STATED GOAL
Set down only those lines that fall from the line containing "Clone this chart in D3.js." through the line containing "var height = 318;", unchanged and without pictures.

- - - - - - -

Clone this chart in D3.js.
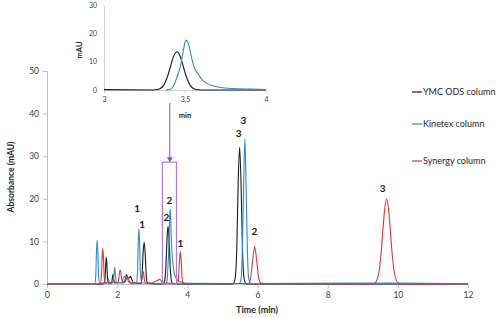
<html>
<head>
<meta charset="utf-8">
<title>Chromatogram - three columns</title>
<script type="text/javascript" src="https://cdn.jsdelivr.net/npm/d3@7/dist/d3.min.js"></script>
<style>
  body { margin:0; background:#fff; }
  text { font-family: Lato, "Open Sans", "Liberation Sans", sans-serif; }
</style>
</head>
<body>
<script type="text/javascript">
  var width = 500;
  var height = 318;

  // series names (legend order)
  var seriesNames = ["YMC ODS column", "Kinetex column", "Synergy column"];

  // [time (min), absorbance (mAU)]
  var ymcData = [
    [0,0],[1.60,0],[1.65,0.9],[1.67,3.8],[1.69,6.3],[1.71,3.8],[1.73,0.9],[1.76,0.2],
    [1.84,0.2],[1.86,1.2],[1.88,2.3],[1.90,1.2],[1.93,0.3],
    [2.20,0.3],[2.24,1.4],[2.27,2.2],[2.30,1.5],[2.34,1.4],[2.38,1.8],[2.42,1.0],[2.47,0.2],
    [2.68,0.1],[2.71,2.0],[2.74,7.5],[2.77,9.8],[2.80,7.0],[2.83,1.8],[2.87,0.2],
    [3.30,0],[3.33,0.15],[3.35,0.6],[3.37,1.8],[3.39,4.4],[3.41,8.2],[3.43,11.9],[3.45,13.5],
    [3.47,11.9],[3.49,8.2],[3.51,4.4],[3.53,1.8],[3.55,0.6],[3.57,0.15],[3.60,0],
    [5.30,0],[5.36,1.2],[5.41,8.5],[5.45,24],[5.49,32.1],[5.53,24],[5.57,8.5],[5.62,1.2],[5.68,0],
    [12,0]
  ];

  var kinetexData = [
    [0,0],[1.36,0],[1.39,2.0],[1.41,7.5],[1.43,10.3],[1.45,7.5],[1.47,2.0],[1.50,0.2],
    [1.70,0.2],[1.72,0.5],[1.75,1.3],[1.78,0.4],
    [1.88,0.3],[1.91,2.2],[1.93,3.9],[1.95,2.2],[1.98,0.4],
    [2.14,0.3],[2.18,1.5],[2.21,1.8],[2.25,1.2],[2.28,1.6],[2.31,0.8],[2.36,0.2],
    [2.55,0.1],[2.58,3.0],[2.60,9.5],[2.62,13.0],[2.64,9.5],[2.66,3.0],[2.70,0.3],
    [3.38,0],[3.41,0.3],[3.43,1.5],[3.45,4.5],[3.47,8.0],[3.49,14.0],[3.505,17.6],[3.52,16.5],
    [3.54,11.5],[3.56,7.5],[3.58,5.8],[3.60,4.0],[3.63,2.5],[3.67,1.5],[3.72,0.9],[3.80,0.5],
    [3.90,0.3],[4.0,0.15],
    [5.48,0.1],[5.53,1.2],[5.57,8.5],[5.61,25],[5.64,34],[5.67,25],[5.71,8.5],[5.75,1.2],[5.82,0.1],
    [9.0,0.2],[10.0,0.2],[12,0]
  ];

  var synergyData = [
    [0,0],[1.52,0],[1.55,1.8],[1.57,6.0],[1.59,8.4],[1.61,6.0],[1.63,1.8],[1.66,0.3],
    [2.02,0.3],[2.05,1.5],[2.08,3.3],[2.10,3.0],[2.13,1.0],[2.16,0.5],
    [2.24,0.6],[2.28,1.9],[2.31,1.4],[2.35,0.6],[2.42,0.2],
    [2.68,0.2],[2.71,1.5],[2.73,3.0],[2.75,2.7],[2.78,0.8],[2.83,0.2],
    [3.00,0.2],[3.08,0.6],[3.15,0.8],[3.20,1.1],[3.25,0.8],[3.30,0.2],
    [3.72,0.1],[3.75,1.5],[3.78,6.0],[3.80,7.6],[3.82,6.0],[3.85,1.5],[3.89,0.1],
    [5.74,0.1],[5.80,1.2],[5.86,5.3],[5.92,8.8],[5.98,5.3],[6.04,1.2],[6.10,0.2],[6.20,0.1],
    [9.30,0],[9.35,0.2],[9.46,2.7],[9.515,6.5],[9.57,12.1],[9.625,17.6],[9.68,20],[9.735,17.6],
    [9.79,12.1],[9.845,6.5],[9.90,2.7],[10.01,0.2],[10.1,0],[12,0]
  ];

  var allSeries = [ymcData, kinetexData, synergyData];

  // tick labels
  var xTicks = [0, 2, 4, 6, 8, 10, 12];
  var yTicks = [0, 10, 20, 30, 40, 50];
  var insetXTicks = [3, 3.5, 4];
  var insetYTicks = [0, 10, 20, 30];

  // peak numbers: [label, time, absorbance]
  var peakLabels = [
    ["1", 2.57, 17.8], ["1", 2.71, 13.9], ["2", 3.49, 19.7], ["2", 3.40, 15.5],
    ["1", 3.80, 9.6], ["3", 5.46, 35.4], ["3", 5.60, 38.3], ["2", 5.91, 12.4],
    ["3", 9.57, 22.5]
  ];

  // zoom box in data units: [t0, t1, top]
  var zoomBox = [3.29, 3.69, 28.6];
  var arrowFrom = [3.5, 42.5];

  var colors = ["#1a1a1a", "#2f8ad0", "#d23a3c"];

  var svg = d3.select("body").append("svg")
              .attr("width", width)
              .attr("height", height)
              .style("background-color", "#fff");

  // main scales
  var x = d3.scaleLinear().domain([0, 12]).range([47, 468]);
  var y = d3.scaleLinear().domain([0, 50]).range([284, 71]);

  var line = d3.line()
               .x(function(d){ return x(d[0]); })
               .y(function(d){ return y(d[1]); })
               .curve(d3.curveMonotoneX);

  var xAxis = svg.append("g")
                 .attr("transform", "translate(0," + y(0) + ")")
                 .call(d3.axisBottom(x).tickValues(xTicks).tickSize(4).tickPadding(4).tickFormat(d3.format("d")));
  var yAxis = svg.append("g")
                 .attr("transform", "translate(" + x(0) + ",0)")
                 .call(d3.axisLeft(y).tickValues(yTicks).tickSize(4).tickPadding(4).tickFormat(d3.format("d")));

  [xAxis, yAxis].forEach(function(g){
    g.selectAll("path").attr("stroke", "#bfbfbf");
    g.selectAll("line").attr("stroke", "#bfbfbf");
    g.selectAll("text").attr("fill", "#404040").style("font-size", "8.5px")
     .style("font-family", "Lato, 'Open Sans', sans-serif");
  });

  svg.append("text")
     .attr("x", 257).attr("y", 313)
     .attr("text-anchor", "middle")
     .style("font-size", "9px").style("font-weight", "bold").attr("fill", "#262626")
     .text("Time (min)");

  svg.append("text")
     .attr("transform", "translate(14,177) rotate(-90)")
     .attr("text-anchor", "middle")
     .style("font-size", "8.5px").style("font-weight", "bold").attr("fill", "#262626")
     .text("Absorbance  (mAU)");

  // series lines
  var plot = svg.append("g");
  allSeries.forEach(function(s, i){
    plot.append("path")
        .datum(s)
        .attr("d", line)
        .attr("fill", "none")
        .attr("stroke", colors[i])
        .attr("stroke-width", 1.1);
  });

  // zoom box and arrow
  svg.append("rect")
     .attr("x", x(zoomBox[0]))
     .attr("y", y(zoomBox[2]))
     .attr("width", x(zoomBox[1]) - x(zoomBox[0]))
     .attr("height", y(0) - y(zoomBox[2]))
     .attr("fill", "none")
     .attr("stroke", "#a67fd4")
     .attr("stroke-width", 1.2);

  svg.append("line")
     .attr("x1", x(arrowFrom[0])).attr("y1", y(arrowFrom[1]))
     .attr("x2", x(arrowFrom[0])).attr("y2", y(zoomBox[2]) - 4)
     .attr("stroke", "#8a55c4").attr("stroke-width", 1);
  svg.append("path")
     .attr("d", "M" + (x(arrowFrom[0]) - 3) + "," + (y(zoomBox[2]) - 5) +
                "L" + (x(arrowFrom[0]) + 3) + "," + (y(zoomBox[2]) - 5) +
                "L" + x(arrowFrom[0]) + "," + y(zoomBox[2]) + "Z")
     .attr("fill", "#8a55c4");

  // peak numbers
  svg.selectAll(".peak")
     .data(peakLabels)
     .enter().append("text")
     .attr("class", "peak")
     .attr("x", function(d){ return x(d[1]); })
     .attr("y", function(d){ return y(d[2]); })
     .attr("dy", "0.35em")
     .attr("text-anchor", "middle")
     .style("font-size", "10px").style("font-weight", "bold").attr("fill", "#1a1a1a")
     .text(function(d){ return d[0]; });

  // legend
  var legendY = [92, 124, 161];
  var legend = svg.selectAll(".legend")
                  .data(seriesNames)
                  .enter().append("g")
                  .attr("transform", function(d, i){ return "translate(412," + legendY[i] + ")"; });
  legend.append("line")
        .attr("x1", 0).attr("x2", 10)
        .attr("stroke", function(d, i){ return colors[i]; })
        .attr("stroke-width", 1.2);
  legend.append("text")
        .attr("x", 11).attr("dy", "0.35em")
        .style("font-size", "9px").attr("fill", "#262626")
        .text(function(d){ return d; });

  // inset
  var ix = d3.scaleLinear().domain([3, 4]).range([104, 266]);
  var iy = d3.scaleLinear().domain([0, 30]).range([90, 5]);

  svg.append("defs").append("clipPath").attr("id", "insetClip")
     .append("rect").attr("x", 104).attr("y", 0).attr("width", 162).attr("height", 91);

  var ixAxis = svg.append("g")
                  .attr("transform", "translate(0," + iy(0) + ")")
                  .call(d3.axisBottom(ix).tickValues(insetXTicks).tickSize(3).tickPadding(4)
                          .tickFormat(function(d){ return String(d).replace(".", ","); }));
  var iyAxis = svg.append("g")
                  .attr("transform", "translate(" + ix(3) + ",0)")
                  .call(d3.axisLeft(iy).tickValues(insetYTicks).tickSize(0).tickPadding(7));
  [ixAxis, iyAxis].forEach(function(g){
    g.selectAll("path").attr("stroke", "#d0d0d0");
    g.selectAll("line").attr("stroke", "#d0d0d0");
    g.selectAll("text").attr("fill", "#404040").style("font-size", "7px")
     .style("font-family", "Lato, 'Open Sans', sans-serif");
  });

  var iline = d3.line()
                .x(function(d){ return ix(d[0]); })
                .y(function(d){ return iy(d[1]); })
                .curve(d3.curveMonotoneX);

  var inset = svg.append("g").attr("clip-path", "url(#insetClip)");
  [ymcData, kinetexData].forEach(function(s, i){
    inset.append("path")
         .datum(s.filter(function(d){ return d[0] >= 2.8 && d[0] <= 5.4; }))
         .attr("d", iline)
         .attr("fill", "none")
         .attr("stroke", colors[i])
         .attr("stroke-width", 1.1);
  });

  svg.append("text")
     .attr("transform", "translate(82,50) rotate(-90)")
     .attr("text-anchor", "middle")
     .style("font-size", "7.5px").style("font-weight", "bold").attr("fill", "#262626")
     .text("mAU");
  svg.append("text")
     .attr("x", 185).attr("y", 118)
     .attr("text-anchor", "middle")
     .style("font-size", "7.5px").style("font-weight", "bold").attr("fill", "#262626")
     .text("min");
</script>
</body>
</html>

- - - - - - -

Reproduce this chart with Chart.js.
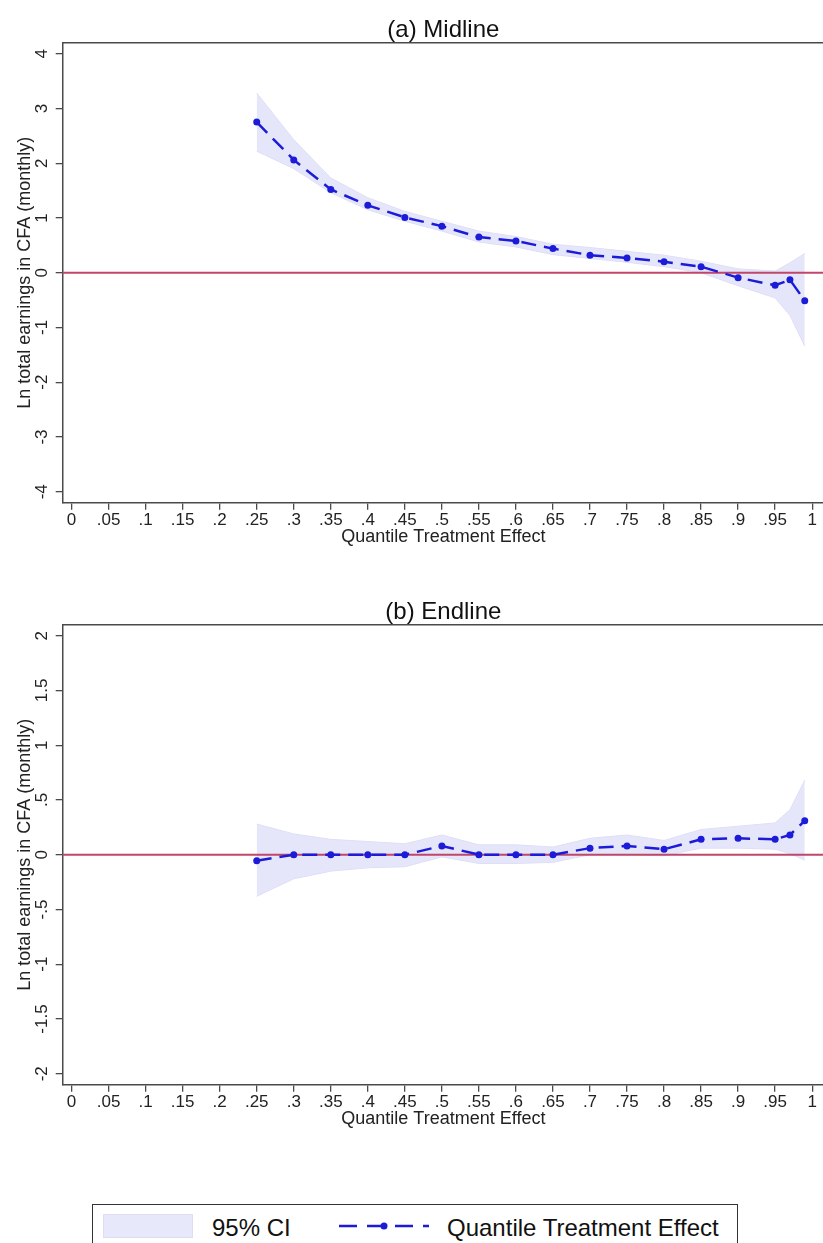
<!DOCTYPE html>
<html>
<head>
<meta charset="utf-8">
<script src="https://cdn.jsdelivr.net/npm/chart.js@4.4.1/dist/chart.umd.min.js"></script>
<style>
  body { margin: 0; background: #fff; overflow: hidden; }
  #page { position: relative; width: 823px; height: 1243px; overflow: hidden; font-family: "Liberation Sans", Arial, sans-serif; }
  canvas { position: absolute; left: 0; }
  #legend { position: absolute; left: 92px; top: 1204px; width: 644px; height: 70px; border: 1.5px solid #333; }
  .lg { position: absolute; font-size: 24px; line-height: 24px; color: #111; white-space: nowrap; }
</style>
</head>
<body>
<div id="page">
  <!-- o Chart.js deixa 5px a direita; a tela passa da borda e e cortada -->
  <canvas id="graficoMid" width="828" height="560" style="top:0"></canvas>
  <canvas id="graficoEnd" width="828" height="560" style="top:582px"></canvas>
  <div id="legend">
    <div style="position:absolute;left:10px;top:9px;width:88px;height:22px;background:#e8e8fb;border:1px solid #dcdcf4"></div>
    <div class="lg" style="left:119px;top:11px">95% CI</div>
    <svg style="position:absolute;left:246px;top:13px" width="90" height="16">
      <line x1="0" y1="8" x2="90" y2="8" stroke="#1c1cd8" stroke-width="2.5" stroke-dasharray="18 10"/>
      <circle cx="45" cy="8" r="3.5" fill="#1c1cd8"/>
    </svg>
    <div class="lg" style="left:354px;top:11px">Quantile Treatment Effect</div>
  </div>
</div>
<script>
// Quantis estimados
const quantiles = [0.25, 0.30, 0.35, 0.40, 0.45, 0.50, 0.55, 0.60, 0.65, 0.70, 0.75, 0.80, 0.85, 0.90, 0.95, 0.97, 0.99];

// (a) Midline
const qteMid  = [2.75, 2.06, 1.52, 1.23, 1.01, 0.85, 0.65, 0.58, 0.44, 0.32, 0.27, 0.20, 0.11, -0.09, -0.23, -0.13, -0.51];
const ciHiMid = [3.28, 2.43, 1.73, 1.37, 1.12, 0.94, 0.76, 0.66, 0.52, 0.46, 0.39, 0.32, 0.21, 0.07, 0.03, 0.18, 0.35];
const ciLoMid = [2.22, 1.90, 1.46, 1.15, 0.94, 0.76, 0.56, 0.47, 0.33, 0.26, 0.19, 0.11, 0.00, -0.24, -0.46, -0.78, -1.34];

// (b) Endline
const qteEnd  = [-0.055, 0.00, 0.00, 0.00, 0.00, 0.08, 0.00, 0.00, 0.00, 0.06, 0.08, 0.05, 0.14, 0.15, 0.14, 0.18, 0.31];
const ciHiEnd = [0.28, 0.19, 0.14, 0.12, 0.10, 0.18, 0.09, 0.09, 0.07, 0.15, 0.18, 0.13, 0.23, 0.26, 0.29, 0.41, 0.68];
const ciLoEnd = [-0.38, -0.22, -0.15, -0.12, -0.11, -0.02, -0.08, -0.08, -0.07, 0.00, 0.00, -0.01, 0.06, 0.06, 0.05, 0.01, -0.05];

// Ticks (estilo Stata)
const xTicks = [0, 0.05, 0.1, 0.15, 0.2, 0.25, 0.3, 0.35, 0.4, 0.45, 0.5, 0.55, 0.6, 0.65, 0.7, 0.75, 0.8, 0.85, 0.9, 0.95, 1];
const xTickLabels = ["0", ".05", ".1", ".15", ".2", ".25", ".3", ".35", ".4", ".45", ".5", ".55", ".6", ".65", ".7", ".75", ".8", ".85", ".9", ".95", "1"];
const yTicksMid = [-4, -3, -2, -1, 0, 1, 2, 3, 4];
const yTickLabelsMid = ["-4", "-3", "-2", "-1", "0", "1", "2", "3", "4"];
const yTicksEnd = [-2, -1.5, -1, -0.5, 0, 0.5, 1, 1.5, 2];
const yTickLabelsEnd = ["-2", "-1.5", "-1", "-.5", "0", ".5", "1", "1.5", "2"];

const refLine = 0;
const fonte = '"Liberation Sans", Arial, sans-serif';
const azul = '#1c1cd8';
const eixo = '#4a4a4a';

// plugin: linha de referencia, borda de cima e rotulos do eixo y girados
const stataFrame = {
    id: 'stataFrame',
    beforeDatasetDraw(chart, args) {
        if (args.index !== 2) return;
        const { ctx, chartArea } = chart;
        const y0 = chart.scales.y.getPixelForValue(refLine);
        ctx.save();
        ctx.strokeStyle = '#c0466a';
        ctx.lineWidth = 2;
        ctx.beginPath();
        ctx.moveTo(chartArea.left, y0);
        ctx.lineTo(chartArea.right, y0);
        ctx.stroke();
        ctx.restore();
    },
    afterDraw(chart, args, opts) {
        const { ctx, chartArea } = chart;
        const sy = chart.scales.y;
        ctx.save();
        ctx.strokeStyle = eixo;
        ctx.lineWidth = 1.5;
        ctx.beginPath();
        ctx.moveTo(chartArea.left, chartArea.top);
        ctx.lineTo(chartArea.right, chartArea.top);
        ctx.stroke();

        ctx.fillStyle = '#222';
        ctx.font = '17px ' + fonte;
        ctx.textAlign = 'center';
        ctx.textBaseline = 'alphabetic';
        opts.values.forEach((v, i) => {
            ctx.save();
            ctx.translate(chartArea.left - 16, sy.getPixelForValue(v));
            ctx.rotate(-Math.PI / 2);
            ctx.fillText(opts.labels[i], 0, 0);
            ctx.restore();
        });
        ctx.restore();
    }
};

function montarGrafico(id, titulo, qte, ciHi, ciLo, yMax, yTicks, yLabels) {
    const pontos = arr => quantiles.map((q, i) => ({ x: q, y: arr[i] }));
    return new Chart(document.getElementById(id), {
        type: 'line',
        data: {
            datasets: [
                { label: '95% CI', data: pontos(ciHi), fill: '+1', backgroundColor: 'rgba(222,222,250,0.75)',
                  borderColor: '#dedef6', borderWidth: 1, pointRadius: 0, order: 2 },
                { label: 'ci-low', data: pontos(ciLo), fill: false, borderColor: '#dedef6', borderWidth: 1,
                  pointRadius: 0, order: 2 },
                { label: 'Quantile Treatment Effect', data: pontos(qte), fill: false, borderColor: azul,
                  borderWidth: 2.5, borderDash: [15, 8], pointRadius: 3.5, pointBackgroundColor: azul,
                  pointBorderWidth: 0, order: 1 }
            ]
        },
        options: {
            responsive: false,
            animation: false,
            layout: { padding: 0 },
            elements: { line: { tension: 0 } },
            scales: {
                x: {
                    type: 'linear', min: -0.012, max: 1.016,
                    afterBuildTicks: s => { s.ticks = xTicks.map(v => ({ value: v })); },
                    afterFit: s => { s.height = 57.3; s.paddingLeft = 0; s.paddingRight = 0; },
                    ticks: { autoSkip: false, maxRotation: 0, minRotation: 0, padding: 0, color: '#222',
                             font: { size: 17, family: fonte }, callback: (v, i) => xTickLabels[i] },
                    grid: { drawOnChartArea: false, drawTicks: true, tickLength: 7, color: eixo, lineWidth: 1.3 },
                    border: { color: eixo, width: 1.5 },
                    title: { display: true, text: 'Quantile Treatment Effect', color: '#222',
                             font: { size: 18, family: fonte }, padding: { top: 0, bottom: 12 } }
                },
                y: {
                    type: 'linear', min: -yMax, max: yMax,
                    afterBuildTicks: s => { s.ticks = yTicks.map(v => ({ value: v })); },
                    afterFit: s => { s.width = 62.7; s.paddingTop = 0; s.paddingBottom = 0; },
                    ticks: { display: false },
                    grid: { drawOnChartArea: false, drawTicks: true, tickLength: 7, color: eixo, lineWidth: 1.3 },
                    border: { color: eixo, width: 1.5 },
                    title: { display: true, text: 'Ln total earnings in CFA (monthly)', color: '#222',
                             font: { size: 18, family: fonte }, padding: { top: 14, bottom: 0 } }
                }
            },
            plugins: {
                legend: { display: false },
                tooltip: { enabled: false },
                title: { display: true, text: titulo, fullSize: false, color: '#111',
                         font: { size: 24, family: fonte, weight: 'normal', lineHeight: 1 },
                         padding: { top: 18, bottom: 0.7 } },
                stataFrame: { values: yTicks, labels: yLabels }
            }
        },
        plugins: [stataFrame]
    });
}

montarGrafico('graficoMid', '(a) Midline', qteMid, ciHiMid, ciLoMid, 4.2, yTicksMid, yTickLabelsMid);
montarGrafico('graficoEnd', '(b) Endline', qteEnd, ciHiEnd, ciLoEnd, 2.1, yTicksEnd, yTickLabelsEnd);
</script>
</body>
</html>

- - - - - - -

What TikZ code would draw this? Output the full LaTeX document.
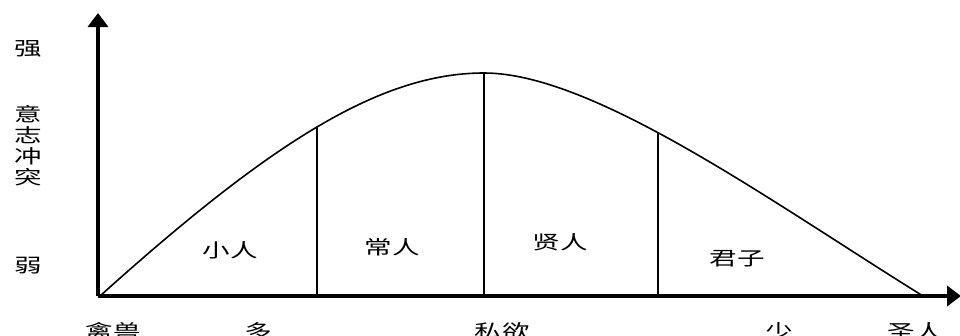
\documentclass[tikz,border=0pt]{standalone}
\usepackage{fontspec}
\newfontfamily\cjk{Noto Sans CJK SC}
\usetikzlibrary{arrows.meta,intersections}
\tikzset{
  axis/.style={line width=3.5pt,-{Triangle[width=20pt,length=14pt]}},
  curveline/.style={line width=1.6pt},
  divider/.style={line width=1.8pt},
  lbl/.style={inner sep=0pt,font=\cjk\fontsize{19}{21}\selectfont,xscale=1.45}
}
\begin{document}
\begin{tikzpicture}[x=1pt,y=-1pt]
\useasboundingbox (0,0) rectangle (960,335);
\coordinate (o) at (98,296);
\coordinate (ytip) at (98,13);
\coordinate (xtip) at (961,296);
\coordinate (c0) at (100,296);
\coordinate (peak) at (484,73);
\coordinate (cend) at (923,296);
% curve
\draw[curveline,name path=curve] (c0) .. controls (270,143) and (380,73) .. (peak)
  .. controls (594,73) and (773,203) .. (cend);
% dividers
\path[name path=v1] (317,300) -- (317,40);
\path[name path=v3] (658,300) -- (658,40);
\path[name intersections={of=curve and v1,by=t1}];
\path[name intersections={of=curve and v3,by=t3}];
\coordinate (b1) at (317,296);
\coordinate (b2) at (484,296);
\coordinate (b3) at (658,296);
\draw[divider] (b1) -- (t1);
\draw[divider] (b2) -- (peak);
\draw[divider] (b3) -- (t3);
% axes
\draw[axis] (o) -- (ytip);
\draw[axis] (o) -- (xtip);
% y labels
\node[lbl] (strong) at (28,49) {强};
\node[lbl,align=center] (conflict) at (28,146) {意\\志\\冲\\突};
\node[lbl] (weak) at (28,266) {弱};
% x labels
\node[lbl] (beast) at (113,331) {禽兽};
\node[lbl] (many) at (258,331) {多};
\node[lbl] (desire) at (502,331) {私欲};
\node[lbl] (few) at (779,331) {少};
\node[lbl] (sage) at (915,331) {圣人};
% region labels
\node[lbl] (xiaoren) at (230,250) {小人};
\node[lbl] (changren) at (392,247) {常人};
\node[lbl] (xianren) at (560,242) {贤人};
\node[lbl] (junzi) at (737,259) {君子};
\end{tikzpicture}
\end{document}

- - - - - - -

EXERCISE OUTPUT
Clone this chart in D3.js.
<html>
<head>
<meta charset="utf-8">
<title>Chromatogram - three columns</title>
<script type="text/javascript" src="https://cdn.jsdelivr.net/npm/d3@7/dist/d3.min.js"></script>
<style>
  body { margin:0; background:#fff; }
  text { font-family: Lato, "Open Sans", "Liberation Sans", sans-serif; }
</style>
</head>
<body>
<script type="text/javascript">
  var width = 500;
  var height = 318;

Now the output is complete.